Rebecca Adamson was in her early 20s when she ran field operations for the Coalition of Indian Controlled School Boards in the early 1970s. The day that she was sent to evaluate a school in Hammon, Oklahoma she was dumbfounded, “All the Indian kids had this white adhesive, this surgical tape over their mouths.” she says, “I stopped cold. And I went up to the teacher and said, ‘What are you doing?’ and she said, ‘Everyone knows that Indians are savages, they disrupt the class.’” Adamson quickly pulled each Indian child out of that school and founded an independent Indian school. She has been fighting for indigenous rights ever since.
In this video produced for the PBS series, Makers: Women Who Make America, Adamson, who is half Cherokee, describes how she cut her teeth as a civil rights activist, fighting for legislation that gave tribal people the right to run education and government services for themselves. After extensive debate, the Indian Self-Determination and Education Act was signed into law in 1975, providing tribal governments with the authority to administer federal funding and oversee their own law enforcement, health care, schools and social services. Eventually Adamson shifted from education to economic self-sufficiency. She got a masters degree in economics and founded two nonprofit grantmaking organizations — The First Nations Development Institute and First Peoples Worldwide — convincing her shareholders that “poor people are credit worthy.”
Adamson was an early social entrepreneur. She says that when she began The First Nations Development Institute at the Pine Ridge Reservation in 1980, it was the first reservation-based microenterprise loan fund in the United States. And, working with the Calvert Foundation, she went on to create a type of bond called a “Community Investment Note.” When people buy these notes they are investing in a global portfolio of funds that finance nonprofits and mission-driven organizations. These notes have paved the way for more than $1 billion to flow into community development and social enterprises.

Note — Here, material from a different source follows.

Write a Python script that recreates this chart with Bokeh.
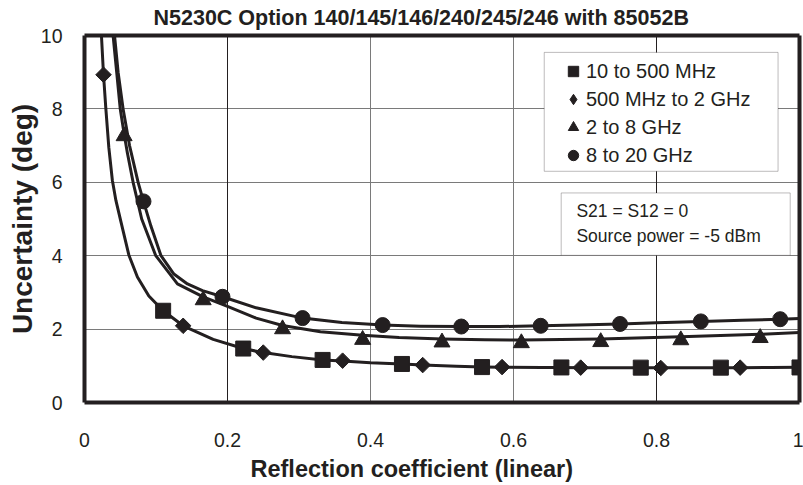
import math
from bokeh.plotting import figure
from bokeh.models import (Range1d, FixedTicker, Grid, Legend, LegendItem, Label,
                          BoxAnnotation, LinearAxis, Title)
from bokeh.embed import file_html
from bokeh.resources import INLINE

# ---------------- data ----------------
title_text = "N5230C Option 140/145/146/240/245/246 with 85052B"
x_axis_title = "Reflection coefficient (linear)"
y_axis_title = "Uncertainty (deg)"

x_ticks = [0, 0.2, 0.4, 0.6, 0.8, 1.0]
x_tick_labels = ["0", "0.2", "0.4", "0.6", "0.8", "1"]
y_ticks = [0, 2, 4, 6, 8, 10]
y_tick_labels = ["0", "2", "4", "6", "8", "10"]

series_labels = ["10 to 500 MHz", "500 MHz to 2 GHz", "2 to 8 GHz", "8 to 20 GHz"]
note_lines = ["S21 = S12 = 0", "Source power = -5 dBm"]

# curve shared by the 10-500 MHz and 500 MHz-2 GHz markers
low_x = [0.021, 0.0237, 0.0266, 0.0298, 0.034, 0.039, 0.044, 0.051, 0.062, 0.074, 0.090,
         0.110, 0.138, 0.180, 0.222, 0.250, 0.290, 0.333, 0.361, 0.400, 0.444, 0.473,
         0.520, 0.556, 0.584, 0.640, 0.667, 0.694, 0.750, 0.778, 0.806, 0.860, 0.890,
         0.917, 0.960, 1.0]
low_y = [11.2, 10.0, 8.93, 8.02, 6.95, 6.05, 5.5, 4.92, 4.02, 3.42, 2.90,
         2.50, 2.09, 1.72, 1.47, 1.36, 1.25, 1.16, 1.13, 1.08, 1.05, 1.02,
         0.99, 0.97, 0.96, 0.955, 0.955, 0.95, 0.95, 0.95, 0.945, 0.95, 0.95,
         0.95, 0.955, 0.96]

# 2 to 8 GHz curve
mid_x = [0.038, 0.040, 0.045, 0.050, 0.0554, 0.060, 0.068, 0.080, 0.0997, 0.130, 0.166,
         0.200, 0.240, 0.277, 0.330, 0.389, 0.440, 0.500, 0.560, 0.611, 0.722, 0.834,
         0.945, 1.0]
mid_y = [11.0, 10.0, 9.0, 8.0, 7.32, 6.8, 6.0, 5.0, 4.0, 3.23, 2.88,
         2.62, 2.30, 2.10, 1.93, 1.83, 1.77, 1.73, 1.71, 1.70, 1.73, 1.79,
         1.86, 1.91]

# 8 to 20 GHz curve
top_x = [0.040, 0.042, 0.047, 0.054, 0.063, 0.075, 0.0825, 0.093, 0.107, 0.125, 0.144,
         0.165, 0.193, 0.240, 0.305, 0.360, 0.417, 0.470, 0.527, 0.580, 0.638, 0.690,
         0.749, 0.800, 0.862, 0.920, 0.973, 1.0]
top_y = [11.0, 10.0, 9.0, 8.0, 7.0, 6.0, 5.48, 4.8, 4.0, 3.5, 3.23,
         3.05, 2.88, 2.58, 2.30, 2.18, 2.11, 2.08, 2.07, 2.07, 2.09, 2.11,
         2.14, 2.17, 2.21, 2.24, 2.27, 2.29]

# marker points
sq_x = [0.110, 0.222, 0.333, 0.444, 0.556, 0.667, 0.778, 0.890, 1.0]
sq_y = [2.50, 1.47, 1.16, 1.05, 0.965, 0.955, 0.95, 0.95, 0.955]
dm_x = [0.0266, 0.138, 0.250, 0.361, 0.473, 0.584, 0.694, 0.806, 0.917]
dm_y = [8.93, 2.09, 1.36, 1.14, 1.02, 0.965, 0.95, 0.94, 0.95]
tr_x = [0.0554, 0.166, 0.277, 0.389, 0.500, 0.611, 0.722, 0.834, 0.945]
tr_y = [7.26, 2.79, 2.00, 1.71, 1.64, 1.62, 1.65, 1.70, 1.76]
ci_x = [0.0825, 0.193, 0.305, 0.417, 0.527, 0.638, 0.749, 0.862, 0.973]
ci_y = [5.48, 2.88, 2.30, 2.11, 2.07, 2.09, 2.14, 2.21, 2.27]

# ---------------- styling ----------------
INK = "#231f20"
GRID_GRAY = "#7a7a7a"
FONT = "Liberation Sans"

p = figure(width=803, height=485, x_range=Range1d(0, 1), y_range=Range1d(0, 10),
           output_backend="svg", toolbar_location=None,
           min_border_left=84, min_border_right=4, min_border_top=35, min_border_bottom=83)
p.background_fill_color = "white"
p.border_fill_color = "white"
p.outline_line_color = None

# title
p.title.text = title_text
p.title.align = "left"
p.title.offset = 69
p.title.vertical_align = "top"
p.title.standoff = 8
p.title.text_font = FONT
p.title.text_font_size = "21.5px"
p.title.text_font_style = "bold"
p.title.text_color = INK

for ax, ticks, labels in ((p.xaxis, x_ticks, x_tick_labels), (p.yaxis, y_ticks, y_tick_labels)):
    ax.ticker = FixedTicker(ticks=ticks)
    ax.major_label_overrides = {t: l for t, l in zip(ticks, labels)}
    ax.axis_line_color = INK
    ax.axis_line_width = 4
    ax.major_tick_line_color = None
    ax.minor_tick_line_color = None
    ax.major_tick_out = 0
    ax.major_tick_in = 0
    ax.minor_tick_out = 0
    ax.minor_tick_in = 0
    ax.major_label_text_font = FONT
    ax.major_label_text_font_size = "19.5px"
    ax.major_label_text_color = INK
p.xaxis.major_label_standoff = 30
p.yaxis.major_label_standoff = 22

p.yaxis.axis_label = y_axis_title
p.yaxis.axis_label_standoff = 0
p.yaxis.axis_label_text_font = FONT
p.yaxis.axis_label_text_font_size = "28px"
p.yaxis.axis_label_text_font_style = "bold"
p.yaxis.axis_label_text_color = INK

# plain frame lines on top and right
for side in ("above", "right"):
    fa = LinearAxis(ticker=FixedTicker(ticks=[]), axis_line_color=INK, axis_line_width=4,
                    major_tick_line_color=None, minor_tick_line_color=None,
                    major_tick_out=0, major_tick_in=0, minor_tick_out=0, minor_tick_in=0,
                    major_label_standoff=0)
    p.add_layout(fa, side)

p.add_layout(Title(text=x_axis_title, align="left", offset=166, vertical_align="bottom",
                   standoff=8, text_font=FONT, text_font_size="23.5px",
                   text_font_style="bold", text_color=INK), "below")

p.xgrid.ticker = FixedTicker(ticks=[0.4, 0.6])
p.xgrid.grid_line_color = GRID_GRAY
p.xgrid.grid_line_width = 1
p.ygrid.ticker = FixedTicker(ticks=[2, 4, 6, 8])
p.ygrid.grid_line_color = GRID_GRAY
p.ygrid.grid_line_width = 1
p.add_layout(Grid(dimension=0, ticker=FixedTicker(ticks=[0.2, 0.8]),
                  grid_line_color=INK, grid_line_width=1))

# curves
for cx, cy in ((low_x, low_y), (mid_x, mid_y), (top_x, top_y)):
    p.line(cx, cy, line_width=3, line_color=INK, line_join="round")

r_sq = p.scatter(sq_x, sq_y, marker="square", size=15, color=INK)
# diamond-shaped key glyph for the legend (hidden beneath the rotated squares below)
r_dm_key = p.scatter(dm_x, dm_y, marker="diamond", size=11, color=INK)
r_dm = p.scatter(dm_x, dm_y, marker="square", size=11, angle=math.pi / 4, color=INK)
r_tr = p.scatter(tr_x, tr_y, marker="triangle", size=16, color=INK)
r_ci = p.scatter(ci_x, ci_y, marker="circle", size=15, color=INK)

# legend frame and note frame
p.add_layout(BoxAnnotation(left=0.643, right=0.970, top=9.54, bottom=6.30,
                           fill_color="white", fill_alpha=1.0,
                           line_color=INK, line_width=1))
p.add_layout(BoxAnnotation(left=0.6667, right=0.987, top=5.71, bottom=4.01,
                           fill_color="white", fill_alpha=1.0,
                           line_color=INK, line_width=1))

legend = Legend(items=[LegendItem(label=lab, renderers=[r])
                       for lab, r in zip(series_labels, [r_sq, r_dm_key, r_tr, r_ci])],
                location=(476, 233), orientation="vertical",
                padding=0, margin=0, spacing=0,
                glyph_width=26, glyph_height=28, label_height=28, label_standoff=0,
                border_line_color=None, background_fill_alpha=0,
                label_text_font=FONT, label_text_font_size="20px", label_text_color=INK)
p.add_layout(legend, "center")

for txt, yy in zip(note_lines, [5.21, 4.55]):
    p.add_layout(Label(x=0.688, y=yy, text=txt, text_font=FONT, text_font_size="17.5px",
                       text_color=INK, text_align="left", text_baseline="middle"))

open("out.html", "w").write(file_html(p, INLINE))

Most recently, First Peoples Worldwide has joined a coalition of over 130 investors, with more than $685 billion in assets to fight the funders of the Dakota Access Pipeline. The investor coalition is pressuring investors and banks that lend to Texas-based developer Energy Transfer Partners (ETP) to divest. The pipeline may be moving ahead, but the coalition wants to impede its progress in any way it can. “As governments increasingly prove incapable or unwilling to protect these things,” Adamson said, “citizens are turning to the market and the market is responding.”